Substituting the above quantities in the formula, we have
${v_{rms}} = \sqrt {\dfrac{{3P}}{\rho }}$
$\Rightarrow {v_{rms}} = \sqrt {\dfrac{{3 \times 101325kg.{m^{ - 1}}.{s^{ - 2}}}}{{1.29kg.{m^{ - 3}}}}} = \sqrt {{\text{2,35,639}}{\text{.5}}{{\text{m}}^2}{s^{ - 2}}}$
$\Rightarrow {v_{rms}} = {\text{485}}{\text{.4}}m{s^{ - 1}} = 4.85 \times {10^2}m{s^{ - 1}}$
$\therefore {v_{rms}} = 4.85 \times {10^2}m{s^{ - 1}}$

So, the correct option is C.

Note:
One might ask how we arrived at the formula
${v_{rms}} = \sqrt {\dfrac{{3P}}{\rho }} \,\,$ from $\,\,{v_{rms}} = \sqrt {\dfrac{{3RT}}{\rho }}$
First, we need to change, RT using the Ideal Gas Equation, $PV = nRT$ and
Where
P is Pressure of the gas
V is Volume
n is no. of moles
R is Gas constant
T is temperature.
Using the ideal gas equation, we modify
$RT = \dfrac{{PV}}{n} = P \times \dfrac{V}{{Wt.}} \times M = P \times \dfrac{1}{\rho } \times M$.
Now substitute
$RT = P \times \dfrac{M}{\rho }$ in ${v_{rms}} = \sqrt {\dfrac{{3RT}}{\rho }}$
Thus, we have,
${v_{rms}} = \sqrt {\dfrac{{3P}}{\rho }}$.

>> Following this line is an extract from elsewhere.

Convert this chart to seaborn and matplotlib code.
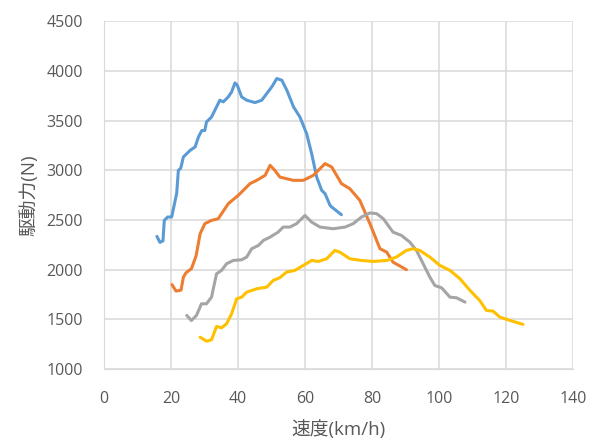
import pandas as pd
import seaborn as sns
import matplotlib
matplotlib.use('Agg')
import matplotlib.pyplot as plt

# gear curves: speed (km/h) and drive force (N)
speed_1 = [15.8, 16.7, 17.6, 18.0, 19.0, 20.2, 21.7, 22.2, 22.9, 23.7, 25.7, 27.2, 28.2, 29.2, 30.1, 30.6,
           32.1, 33.1, 34.6, 35.6, 37.1, 38.1, 39.1, 39.8, 41.1, 42.6, 45.1, 47.1, 48.6, 50.1, 51.6, 53.1,
           54.6, 56.6, 58.5, 60.5, 62.0, 63.5, 65.0, 66.0, 67.5, 68.0, 70.9]
force_1 = [2335, 2275, 2290, 2496, 2530, 2530, 2768, 3000, 3020, 3134, 3200, 3235, 3335, 3400, 3400, 3486,
           3536, 3604, 3705, 3688, 3738, 3788, 3879, 3855, 3738, 3705, 3681, 3705, 3772, 3839, 3923, 3906,
           3805, 3637, 3536, 3369, 3168, 2932, 2798, 2765, 2647, 2630, 2553]

speed_2 = [20.3, 21.5, 23.0, 23.7, 24.5, 26.1, 27.5, 28.7, 30.1, 32.1, 34.1, 37.1, 40.1, 43.6, 45.6, 48.1,
           49.6, 51.0, 52.5, 56.5, 59.5, 62.5, 66.0, 68.0, 70.9, 73.4, 76.4, 79.4, 82.4, 84.4, 86.3, 90.3]
force_2 = [1850, 1785, 1795, 1925, 1970, 2010, 2140, 2362, 2463, 2496, 2513, 2664, 2748, 2866, 2899, 2949,
           3050, 3000, 2932, 2899, 2899, 2949, 3067, 3033, 2866, 2815, 2697, 2463, 2211, 2177, 2076, 2000]

speed_3 = [24.7, 26.1, 27.6, 29.1, 30.6, 32.1, 33.6, 35.1, 36.6, 38.6, 41.1, 42.6, 44.1, 46.1, 47.6, 49.6,
           52.0, 53.5, 55.5, 57.5, 60.0, 62.0, 64.5, 68.4, 72.0, 74.4, 76.9, 79.4, 81.4, 83.4, 86.3, 88.8,
           91.3, 93.3, 95.3, 97.3, 98.8, 100.8, 103.3, 105.3, 107.8]
force_3 = [1540, 1489, 1540, 1657, 1657, 1724, 1959, 1993, 2060, 2093, 2100, 2127, 2211, 2244, 2295, 2328,
           2378, 2429, 2429, 2463, 2546, 2479, 2429, 2412, 2429, 2463, 2530, 2571, 2564, 2513, 2378, 2345,
           2278, 2194, 2060, 1925, 1841, 1818, 1724, 1717, 1674]

speed_4 = [28.7, 30.6, 32.1, 33.6, 35.1, 36.6, 38.1, 39.6, 41.1, 42.6, 45.6, 48.6, 50.5, 52.5, 54.5, 57.0,
           59.5, 62.0, 64.0, 66.5, 68.9, 70.4, 73.4, 76.9, 80.4, 84.4, 87.3, 90.3, 92.3, 94.3, 97.3, 100.3,
           103.3, 106.3, 109.3, 112.2, 114.2, 116.2, 118.2, 121.2, 125.1]
force_4 = [1321, 1281, 1295, 1429, 1416, 1456, 1556, 1707, 1724, 1774, 1808, 1825, 1892, 1919, 1976, 1993,
           2043, 2093, 2083, 2110, 2194, 2177, 2110, 2093, 2083, 2093, 2127, 2194, 2211, 2194, 2127, 2043,
           1993, 1909, 1791, 1690, 1590, 1583, 1523, 1490, 1450]

x_ticks = [0, 20, 40, 60, 80, 100, 120, 140]
y_ticks = [1000, 1500, 2000, 2500, 3000, 3500, 4000, 4500]

colors = ['#5B9BD5', '#ED7D31', '#A5A5A5', '#FFC000']

frames = []
for i, (s, f) in enumerate([(speed_1, force_1), (speed_2, force_2), (speed_3, force_3), (speed_4, force_4)]):
    frames.append(pd.DataFrame({'speed': s, 'force': f, 'gear': i + 1}))
df = pd.concat(frames, ignore_index=True)

sns.set_style('white')
plt.rcParams['font.family'] = ['Open Sans', 'Noto Sans CJK JP', 'DejaVu Sans']

fig = plt.figure(figsize=(6.03, 4.41), dpi=100)
ax = fig.add_axes([0.1725, 0.163, 0.7775, 0.789])
for g, c in zip(range(1, 5), colors):
    sns.lineplot(data=df[df['gear'] == g], x='speed', y='force', sort=False, color=c,
                 linewidth=2.2, ax=ax, legend=False)

ax.set_xlim(0, 140)
ax.set_ylim(1000, 4500)
ax.set_xticks(x_ticks)
ax.set_yticks(y_ticks)
ax.grid(True, color='#D9D9D9', linewidth=1.1)
ax.set_axisbelow(True)
for sp in ax.spines.values():
    sp.set_visible(False)
ax.spines['left'].set_visible(True)
ax.spines['bottom'].set_visible(True)
ax.spines['left'].set_color('#D9D9D9')
ax.spines['bottom'].set_color('#D9D9D9')
ax.tick_params(axis='both', length=0, labelsize=11.5, labelcolor='#595959')
ax.tick_params(axis='x', pad=16)
ax.tick_params(axis='y', pad=15)
ax.set_xlabel('速度(km/h)', fontsize=13.5, color='#595959', labelpad=9)
ax.set_ylabel('駆動力(N)', fontsize=13.5, color='#595959', labelpad=6)

plt.savefig('out.png', dpi=100)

In case, it’s hard to remember the formula you can easily derive it using the ideal gas equation, as stated above.
Also, remember that $1atm{\text{ }} = {\text{ }}101,325Pa$. You need to do this to avoid errors in the calculation part. As per the density is given in kg, we need to change the Pressure into a unit ‘Pa’. As, $1Pa = {\text{ }}1kg/m{s^2}$.